The newly rebranded arcade will be retaining Ground Kontrol's all ages hours, though the only beverage available at those times will be Duff-owned Buzz Cola. One anonymous youth expressed his satisfaction that Noiseland will continue to allow minors from noon to 5pm. "I have to hang out there most afternoons until my dad gets home from the cracker factory. He's a pretty big wheel over there."

While CEOs on both sides of the buyout have called the acquistion "excellent," one nearby comic book store owner and apparent Ground Kontrol loyalist was quick to describe it as the "Worst. Corporate buyout. Ever!" Similar sentiments have echoed around the Old Town blocks where the arcade resides. One daily patron of Ground Kontrol called it "A REAL LEMON OF A DEAL!" Regardless of customer and staff concerns, the takeover is effective immediately.
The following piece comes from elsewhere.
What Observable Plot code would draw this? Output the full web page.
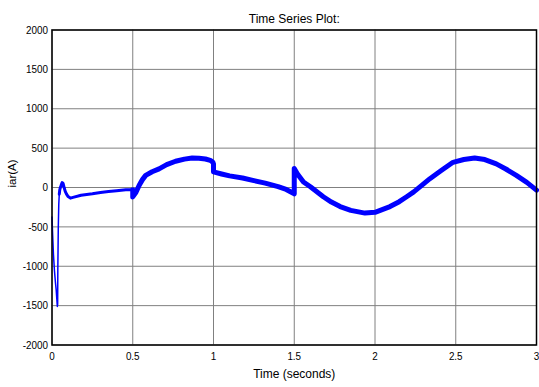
<!DOCTYPE html>
<html>
<head>
<meta charset="utf-8">
<script src="https://cdn.jsdelivr.net/npm/d3@7"></script>
<script src="https://cdn.jsdelivr.net/npm/@observablehq/plot@0.6"></script>
<style>
  html, body { margin: 0; padding: 0; background: #fff; }
  #chart svg { display: block; }
</style>
</head>
<body>
<div id="chart"></div>
<script>
const title = "Time Series Plot:";
const xLabel = "Time (seconds)";
const yLabel = "iar(A)";
const xTicks = [0, 0.5, 1, 1.5, 2, 2.5, 3];
const yTicks = [-2000, -1500, -1000, -500, 0, 500, 1000, 1500, 2000];

const time = [0, 0.004, 0.009, 0.015, 0.021, 0.026, 0.030, 0.033, 0.035, 0.036, 0.039, 0.042, 0.045, 0.048, 0.052, 0.057, 0.063, 0.069, 0.075, 0.082, 0.090, 0.100, 0.114, 0.13, 0.18, 0.25, 0.30, 0.35, 0.40, 0.457, 0.5, 0.5, 0.52, 0.54, 0.56, 0.58, 0.62, 0.663, 0.71, 0.765, 0.82, 0.868, 0.91, 0.95, 0.98, 0.996, 1.0, 1.0, 1.05, 1.1, 1.18, 1.25, 1.32, 1.4, 1.45, 1.497, 1.5, 1.5, 1.52, 1.557, 1.6, 1.68, 1.73, 1.784, 1.85, 1.938, 2.0, 2.093, 2.15, 2.196, 2.24, 2.278, 2.34, 2.41, 2.483, 2.55, 2.617, 2.68, 2.751, 2.81, 2.875, 2.94, 3.0];
const current = [-375, -600, -850, -1050, -1200, -1300, -1420, -1510, -1480, -1050, -500, -210, -85, -30, 0, 30, 63, 50, 0, -50, -85, -115, -135, -125, -98, -80, -63, -52, -42, -30, -28, -120, -60, 29, 100, 154, 200, 237, 290, 333, 360, 375, 372, 362, 345, 320, 300, 198, 172, 148, 120, 88, 55, 10, -25, -75, -80, 240, 170, 70, 10, -117, -185, -242, -290, -325, -315, -242, -180, -117, -55, 8, 112, 215, 320, 355, 375, 355, 300, 235, 154, 65, -34];

const data = time.map((t, i) => ({t, v: current[i], i}));
const seg1 = data.filter(d => d.t <= 0.045);
const seg2 = data.filter(d => d.t >= 0.045 && d.i <= 30);
const seg3 = data.filter(d => d.i >= 30);

const font = "'Liberation Sans', Arial, sans-serif";

const chart = Plot.plot({
  width: 539,
  height: 387,
  marginLeft: 51.5,
  marginRight: 3,
  marginTop: 29.5,
  marginBottom: 42.5,
  style: {fontFamily: font, fontSize: "11.5px", color: "#000", background: "#fff", overflow: "visible"},
  x: {domain: [0, 3], label: null},
  y: {domain: [-2000, 2000], label: null},
  marks: [
    Plot.gridX(xTicks, {stroke: "#808080", strokeOpacity: 1, strokeWidth: 1}),
    Plot.gridY(yTicks, {stroke: "#808080", strokeOpacity: 1, strokeWidth: 1}),
    Plot.line(seg1, {x: "t", y: "v", stroke: "#0000ff", strokeWidth: 1.5}),
    Plot.line(seg2, {x: "t", y: "v", stroke: "#0000ff", strokeWidth: 3}),
    Plot.line(seg3, {x: "t", y: "v", stroke: "#0000ff", strokeWidth: 5}),
    Plot.frame({stroke: "#000", strokeWidth: 1.5}),
    Plot.axisX(xTicks, {tickSize: 0, tickPadding: 7, tickFormat: d => String(d), label: null, fontSize: 11.5}),
    Plot.axisY(yTicks, {tickSize: 0, tickPadding: 4, tickFormat: d => String(d), label: null, fontSize: 11.5}),
    Plot.text([xLabel], {frameAnchor: "bottom", dy: 33, fontSize: 12, fill: "#000", ariaLabel: "xlabel"}),
    Plot.text([yLabel], {frameAnchor: "left", dx: -40, rotate: -90, fontSize: 11.5, fill: "#000", ariaLabel: "ylabel"}),
    Plot.text([title], {frameAnchor: "top", dy: -16, fontSize: 12, fill: "#000", ariaLabel: "title"})
  ]
});

// compress text horizontally (along its own direction) to mimic the narrow MATLAB font
const scales = {"x-axis tick label": 0.86, "y-axis tick label": 0.86, xlabel: 0.82, ylabel: 0.86, title: 0.92};
chart.querySelectorAll("text").forEach(el => {
  const g = el.closest("g[aria-label]");
  const s = g && scales[g.getAttribute("aria-label")];
  if (!s) return;
  const tr = el.getAttribute("transform") || "";
  const x = parseFloat(el.getAttribute("x")) || 0;
  el.setAttribute("transform", `${tr} translate(${x},0) scale(${s},1) translate(${-x},0)`);
});
document.getElementById("chart").appendChild(chart);
</script>
</body>
</html>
Ground Kontrol's current bar staff is being completely rehauled as well. Noiseland's new bartender would not agree to a phone interview, citing an endless stream of prank phone calls to his previous establishment. Asked about losing his job at Ground Kontrol, a former arcade worker there was only ambivent. "Whatever," he replied, "I heard they're opening a Wall E. Weasel's out in Beaverton. I could probably get another gig there."


NEW GAMES
Noiseland is excited to present the best in slightly used video gaming:

Pac-Rat

Pac Rat, a classic maze game that bears absolutely no resemblance to any other arcade game, is one of the flagship games of the Noiseland Video Arcade. In this erratic rat race, players rack up scores packing away rejected foodstuffs and running from bratty cats.

Larry the Looter


Break into storefronts and window displays as Larry, the greedy criminal with a very destructive streak. Players rack up high scores by lifting stereos, TVs, and jewelry, stuffing them into Larry's bloated loot bag. Just beware of the protective store owner. Your Game Over screen appears as suddenly as a decapitating blast from his shotgun!

Nuke Canada

This cold war layover has gamers racking up quarters in command of a conflict with our neighbors to the north. America Lite has their work cut out for them as they try to deflect an onslaught of Yankee nukes. Known for its incredible ease, Nuke Canada is one of the only games a player can win with the push of one single button.

Super Slugfest


Super Slugfest is exactly what it sounds like. It's a lot more super than the previous Slugfest. Currently however, Noiseland Game Group is looking into a copyright lawsuit with Ground Kontrol whose wildly successful series of fighting game tournaments share the name.

Escape From Grandma's House

First in the fan favorite Grandma's House trilogy, gameplay sees players dodging moldy bread, ancient candy, and mangy cats. In this first edition, Andy the Abandoned fights against a countdown timer until his ride home finally arrives. But as levels increase, the timer gets longer and the enemies more numerous, until the player eventually perishes in a cloud of mothballs and butterscotch discs.